The second part, Sarabande, is a dance in triple time, which was in fact quite relaxing. Then the third part, Gigue, was a more upbeat dance with a Celtic feel.
De Vries demonstrates amazing dexterity wielding her four mallets. “Marimba never existed in Bach’s time. But if it had, I think he would have composed only for marimba,” she said, drawing laughter from the audience. De Vries was the first foreign student at Tokyo’s College of Music under Professor Atsushi Sugahara, and she had the opportunity to perform in Japan. One of the best pieces she played at Richmond House was a composition by virtuoso marimbist Keiko Abe, Memories of the Seashore.
Abe has been a primary figure in the development of the marimba, its musical usage and in the design of the instrument itself.
“I grew up in the Cape and I’m now in the urban jungle of Gauteng. This piece depicts for me the wonderful ebb and flow of the ocean,” De Vries said. Listening to her play was like holding a seashell to your ear and being transported to coral reefs, feeling the tide around you.
Next was a piece by Matthias Schmitt called Ghanaia, an apt title for the influence of Ghanaian marimba music. “The marimba is an African instrument, so we can claim heritage,” De Vries said, “even though this is a concert, fully-chromatic instrument.”
This is not a violin concerto but a tongue-in-cheek piece composed for marimba by Australian Tim Davies, and one could imagine the strains of a violin in the melodies of the marimba.
De Vries turned to South African composer Clare Loveday for her next piece, Van Jou Water Drink. She said it was based on an Antje Krog poem, which was inspired by a Zulu song. The pixie-like performer played with several different sets of mallets on the marathon piece, and then with her fingers for the gentle, lilting part. At one point she had to stand with feet wide apart to play on either end of the instrument at the same time.

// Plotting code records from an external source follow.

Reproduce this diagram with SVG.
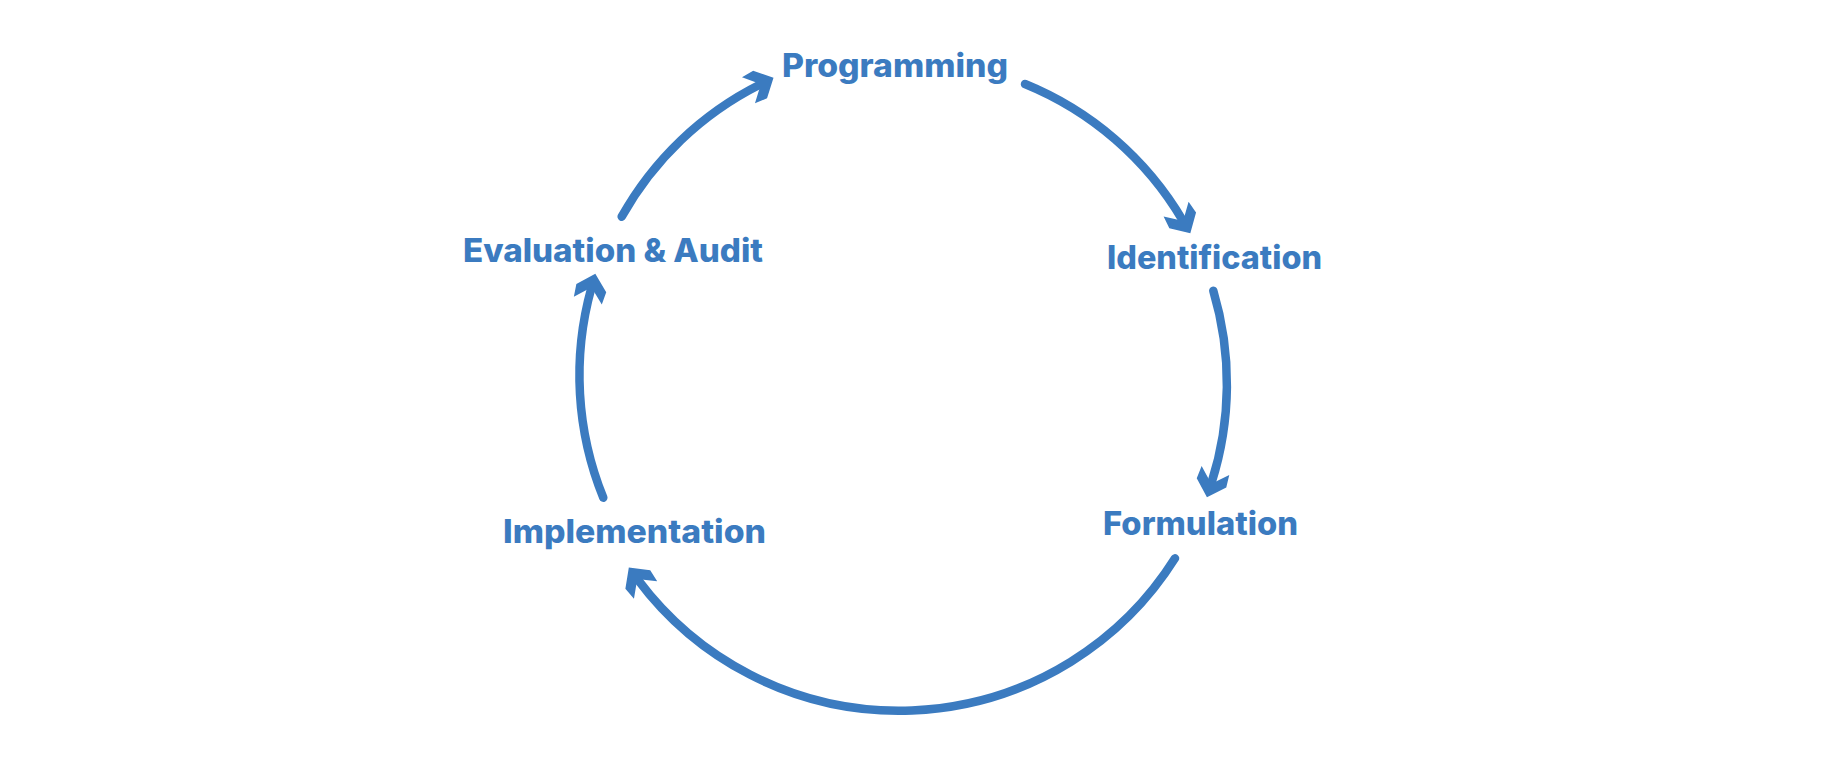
<svg xmlns="http://www.w3.org/2000/svg" width="1841" height="767" viewBox="0 0 1841 767">
<style>
.lbl{font-family:Inter,"Open Sans","Liberation Sans",sans-serif;font-weight:800;font-size:32px;fill:#3B7BC0;}
.arc{fill:none;stroke:#3B7BC0;stroke-width:8.5;stroke-linecap:round;marker-end:url(#ah);}
</style>
<defs>
<marker id="ah" markerUnits="userSpaceOnUse" orient="auto" viewBox="-20 -20 40 40" markerWidth="40" markerHeight="40" refX="0" refY="0" overflow="visible">
<path d="M15,0 L0,-15.5 L-13,-14.5 L-2,-3 L-2,3 L-13,14.5 L0,15.5 Z" fill="#3B7BC0"/>
</marker>
</defs>
<rect width="1841" height="767" fill="#FFFFFF"/>
<g id="connectors">
<path class="arc" d="M621.7,216.7 A326,326 0 0 1 760.1,84.5"/>
<path class="arc" d="M1025,84 A326,326 0 0 1 1182.7,220.3"/>
<path class="arc" d="M1213.3,290.7 A326,326 0 0 1 1211.5,482.9"/>
<path class="arc" d="M1175,558.3 A326,326 0 0 1 637.8,579.6"/>
<path class="arc" d="M603.3,497.7 A326,326 0 0 1 591.3,288.2"/>
</g>
<g id="node-programming"><text class="lbl" x="782" y="77" textLength="226" lengthAdjust="spacingAndGlyphs">Programming</text></g>
<g id="node-identification"><text class="lbl" x="1107" y="269" textLength="215" lengthAdjust="spacingAndGlyphs">Identification</text></g>
<g id="node-formulation"><text class="lbl" x="1103" y="535" textLength="195" lengthAdjust="spacingAndGlyphs">Formulation</text></g>
<g id="node-implementation"><text class="lbl" x="503" y="543" textLength="263" lengthAdjust="spacingAndGlyphs">Implementation</text></g>
<g id="node-evaluation"><text class="lbl" x="463" y="262" textLength="300" lengthAdjust="spacingAndGlyphs">Evaluation &amp; Audit</text></g>
</svg>
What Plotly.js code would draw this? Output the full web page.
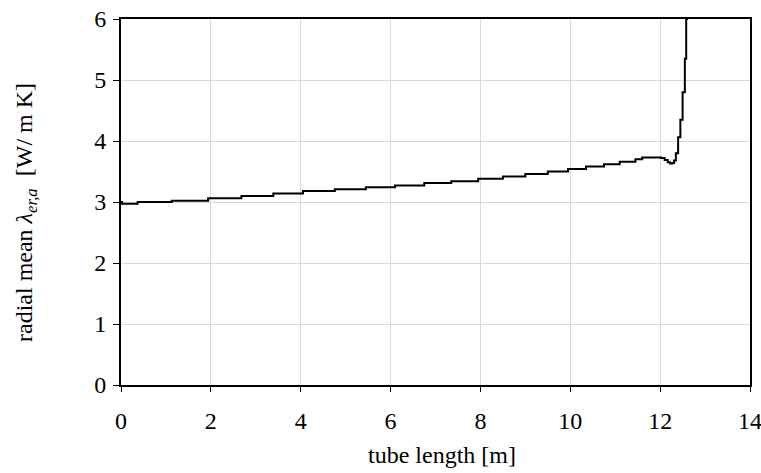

Saving the best for last, De Vries ended with Despedida (Farewell) by Brazilian composer Ney Rosauro, which she said was a very popular marimba piece written in 1986 and has already been performed more than 1 000 times in concert.
For an encore she played a short chorale by Bach. It was De Vries’s first time playing in Port Alfred, and judging by the audience’s enthusiastic response, music-lovers might be treated to another visit.